Dick Armey's announcement that he will retire from Congress at the end of 2002 and leave his position as majority leader–the number-two post in the Republican-controlled House–provides an occasion to recall that Armey demonstrated how easy it is to get away with lying in Washington. For years, Armey, whose opposition to the minimum wage is nearly a religious obsession, used to reminisce publicly about a retarded janitor named Charlie who cleaned the building where Armey worked when he chaired the economics department at North Texas State University. One day Charlie disappeared. Months later, Armey would say, he learned that Charlie had been laid off because the school could not afford to keep him after Congress passed a minimum-wage hike, and poor Charlie ended up on welfare. Here was solid proof, Armey claimed repeatedly, that the minimum wage hurts workers. But in 1995, an enterprising Washington Post reporter, David Maraniss, interviewed former Armey colleagues at the school who said there had been no such person as Charlie; the chancellor of the school explained that janitors are state employees exempt from federal minimum-wage laws. Armey, though, was unbowed and huffed that "people at the university didn't get it."
The departure of Armey, a rock-hard conservative, presents the House Republicans with a chance to show they're more than a bunch of right-wing ideologues. But it seems that most of them are not uncomfortable with that image. Armey fought fiercely for every corporate tax cut imaginable. He wanted to criminalize abortion, he urged amending the Constitution to permit school prayer, he advocated phasing out Social Security and repealing the ban on assault weapons. He called Representative Barney Frank "Barney Fag." In the past year, he tugged George W. Bush to the right during several legislative face-offs. Yet he's a pussycat–a "down-home guy," says columnist David Broder–compared with his likely replacement, House majority whip Tom DeLay.
Democrats are drooling over the prospect that the Republicans will elevate DeLay, who as of this writing has fended off challengers for the spot. "Please, please, please," begs one House Democrat. A retired conservative Democratic Congressman notes, "It's hard to believe that most House Republicans think it helps them to be represented by DeLay. The way to explain this is, it's money and influence at work. DeLay controls a lot of money for Republicans, and if you're not with him, he's against you."

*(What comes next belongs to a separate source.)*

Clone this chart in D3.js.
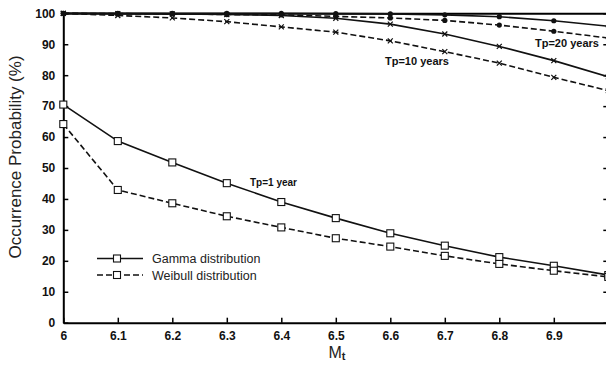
<!DOCTYPE html>
<html>
<head>
<meta charset="utf-8">
<script src="https://cdn.jsdelivr.net/npm/d3@7"></script>
<style>
  body { margin: 0; background: #fff; }
  #container { width: 606px; height: 369px; overflow: hidden; }
  text { font-family: Arial, "Liberation Sans", sans-serif; }
</style>
</head>
<body>
<div id="container"></div>
<script>
// magnitude threshold Mt
let mt = [6.0, 6.1, 6.2, 6.3, 6.4, 6.5, 6.6, 6.7, 6.8, 6.9, 7.0];

// Tp = 1 year
let gamma1   = [70.5, 58.7, 51.8, 45.1, 39.0, 33.8, 28.9, 24.9, 21.2, 18.4, 15.4];
let weibull1 = [64.2, 42.9, 38.6, 34.4, 30.8, 27.3, 24.6, 21.6, 19.0, 16.8, 14.8];
// Tp = 10 years
let gamma10   = [100, 99.9, 99.8, 99.6, 99.3, 98.4, 96.5, 93.3, 89.3, 84.7, 79.5];
let weibull10 = [100, 99.3, 98.5, 97.3, 95.6, 93.9, 91.1, 87.6, 83.9, 79.3, 75.0];
// Tp = 20 years
let gamma20   = [100, 100, 100, 100, 100, 99.9, 99.8, 99.5, 98.9, 97.6, 95.8];
let weibull20 = [100, 99.9, 99.8, 99.6, 99.5, 99.0, 98.5, 97.7, 96.2, 94.2, 92.0];

// the "7" tick sits on the cropped right edge, so it has no label
let xTicks = [6.0, 6.1, 6.2, 6.3, 6.4, 6.5, 6.6, 6.7, 6.8, 6.9, 7.0];
let xTickLabels = ["6", "6.1", "6.2", "6.3", "6.4", "6.5", "6.6", "6.7", "6.8", "6.9", ""];
let yTicks = [0, 10, 20, 30, 40, 50, 60, 70, 80, 90, 100];

let svg = d3.select("#container")
  .append("svg")
  .attr("width", 606)
  .attr("height", 369);

let x = d3.scaleLinear().domain([6, 7]).range([63.3, 608.3]);
let y = d3.scaleLinear().domain([0, 100]).range([322.7, 13.3]);

// axes
let axBottom = svg.append("g")
  .attr("transform", "translate(0," + y(0) + ")")
  .call(d3.axisBottom(x).tickValues(xTicks)
    .tickFormat(function (d, i) { return xTickLabels[i]; })
    .tickSizeInner(-5).tickSizeOuter(0).tickPadding(9));
let axLeft = svg.append("g")
  .attr("transform", "translate(" + x(6) + ",0)")
  .call(d3.axisLeft(y).tickValues(yTicks).tickSizeInner(-5).tickSizeOuter(0).tickPadding(8));
let axRight = svg.append("g")
  .attr("transform", "translate(" + x(7) + ",0)")
  .call(d3.axisRight(y).tickValues(yTicks).tickFormat("").tickSizeInner(-5).tickSizeOuter(0));
let axTop = svg.append("g")
  .attr("transform", "translate(0," + y(100) + ")")
  .call(d3.axisTop(x).tickValues([]).tickSizeOuter(0));

[axBottom, axLeft, axRight, axTop].forEach(function (g) {
  g.select(".domain").attr("stroke", "#000").attr("stroke-width", 2);
  g.selectAll(".tick line").attr("stroke", "#000").attr("stroke-width", 1.5);
  g.selectAll(".tick text")
    .attr("fill", "#111")
    .attr("font-size", 12)
    .attr("font-weight", "bold")
    .attr("font-family", "Arial, 'Liberation Sans', sans-serif");
});

// series
let series = [
  { vals: gamma1,    dash: null,  mark: "square" },
  { vals: weibull1,  dash: "6,3", mark: "square" },
  { vals: gamma10,   dash: null,  mark: "cross" },
  { vals: weibull10, dash: "6,3", mark: "cross" },
  { vals: gamma20,   dash: null,  mark: "dot" },
  { vals: weibull20, dash: "6,3", mark: "dot" }
];

let line = d3.line()
  .x(function (d, i) { return x(mt[i]); })
  .y(function (d) { return y(d); });

series.forEach(function (s) {
  let g = svg.append("g");
  g.append("path")
    .attr("d", line(s.vals))
    .attr("fill", "none")
    .attr("stroke", "#111")
    .attr("stroke-width", 1.6)
    .attr("stroke-dasharray", s.dash);

  let pts = g.selectAll(".pt").data(s.vals).enter();
  if (s.mark === "square") {
    pts.append("rect")
      .attr("x", function (d, i) { return x(mt[i]) - 3.5; })
      .attr("y", function (d) { return y(d) - 3.5; })
      .attr("width", 7)
      .attr("height", 7)
      .attr("fill", "#fff")
      .attr("stroke", "#111")
      .attr("stroke-width", 1.1);
  } else if (s.mark === "cross") {
    pts.append("path")
      .attr("transform", function (d, i) { return "translate(" + x(mt[i]) + "," + y(d) + ")"; })
      .attr("d", "M-2.5,-2.5L2.5,2.5M-2.5,2.5L2.5,-2.5")
      .attr("stroke", "#111")
      .attr("stroke-width", 1.2);
  } else {
    pts.append("circle")
      .attr("cx", function (d, i) { return x(mt[i]); })
      .attr("cy", function (d) { return y(d); })
      .attr("r", 2.6)
      .attr("fill", "#111");
  }
});

// curve labels
svg.append("text").text("Tp=1 year")
  .attr("x", 250).attr("y", 186)
  .attr("font-size", 10).attr("font-weight", "bold").attr("fill", "#111");
svg.append("text").text("Tp=10 years")
  .attr("x", 385).attr("y", 65)
  .attr("font-size", 11).attr("font-weight", "bold").attr("fill", "#111");
svg.append("text").text("Tp=20 years")
  .attr("x", 535).attr("y", 47)
  .attr("font-size", 11).attr("font-weight", "bold").attr("fill", "#111");

// legend
let legend = svg.append("g");
let legendItems = [
  { name: "Gamma distribution", dash: null, y: 258.5 },
  { name: "Weibull distribution", dash: "6,3", y: 275 }
];
legendItems.forEach(function (d) {
  legend.append("line")
    .attr("x1", 97).attr("x2", 143)
    .attr("y1", d.y).attr("y2", d.y)
    .attr("stroke", "#111").attr("stroke-width", 1.6)
    .attr("stroke-dasharray", d.dash);
  legend.append("rect")
    .attr("x", 113.5).attr("y", d.y - 3.5)
    .attr("width", 7).attr("height", 7)
    .attr("fill", "#fff").attr("stroke", "#111").attr("stroke-width", 1.1);
  legend.append("text").text(d.name)
    .attr("x", 152).attr("y", d.y + 4.5)
    .attr("font-size", 12.5).attr("fill", "#222");
});

// axis titles
svg.append("text")
  .attr("transform", "translate(21,157) rotate(-90)")
  .attr("text-anchor", "middle")
  .attr("font-size", 17)
  .attr("fill", "#222")
  .text("Occurrence Probability (%)");

let mtLabel = svg.append("text")
  .attr("x", 337).attr("y", 358)
  .attr("text-anchor", "middle")
  .attr("font-size", 16)
  .attr("fill", "#222");
mtLabel.append("tspan").text("M");
mtLabel.append("tspan").text("t")
  .attr("font-size", 11).attr("font-weight", "bold").attr("dy", 2);
</script>
</body>
</html>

Three years have passed since the Democrats lost their best foil–Newt Gingrich–and they've been hankering for a GOPer to demonize. George W. Bush, high in the polls, doesn't offer much of a target, and House Speaker Dennis Hastert is too low-profile. For this type of personality politics to work, a party needs an over-the-top foe who can provoke a visceral reaction and whose name can be made shorthand for larger forces. (These days, conservatives/Republicans think they can score by depicting Senate majority leader Tom Daschle as a bogeyman.) DeLay, whose public manner is as sharp-edged as his conservative ideology, is not an effective pitchman to nonbelievers. His heavyhanded, extortionlike tactics–which include pressuring corporate lobbyists to donate more to Republicans in order to gain access to legislation-drafting sessions–can be useful in those instances when Democrats argue that Republicans serve the corporate class rather than working families. (Bush made this portion of the Democrats' job easier by picking former Montana Governor Marc Racicot to replace former Virginia Governor Jim Gilmore as head of the Republican Party. Racicot is now a business lobbyist–the Recording Industry Association of America, the American Forest and Paper Association and the National Electric Reliability Coordinating Council–but too bad, Dems, he has an agreeable, media-friendly temperament.)
It's not that Republicans are blind to DeLay's PR liabilities. Representative Curt Weldon, a GOP hawk, says, "We need someone who can go on national TV and present a good, positive image of the Republican Party and not a meanspirited image." That won't come from a man who enjoys the nickname The Hammer. (The rule in the House appears to be: Don't try to nail The Hammer unless you can sure as hell crush him.) Democrats will be tempted to make DeLay the issue. With his above-average attachment to slippery fundraising, iron-fisted politics and contribution favoritism, he might afford them an opening here or there. But DeLay is more than a vengeful and unattractive pol. He's been a hard-working, often successful legislator who knows how to win the close ones for his gang. With this move, the Democrats' most fierce and effective foe will become more powerful–and a step closer to being Speaker.
Focusing on DeLay as they bid for control of the House is not a surefire strategy for Democrats. Blasting Gingrich did not gain them the majority, and there's no precedent for winning back the House by attacking the second in command. Should DeLay succeed in climbing a rung on the leadership ladder–a development that would not dramatically alter the workings of the conservative-dominated GOP caucus–he might, for Democrats, provide more distraction than ammunition.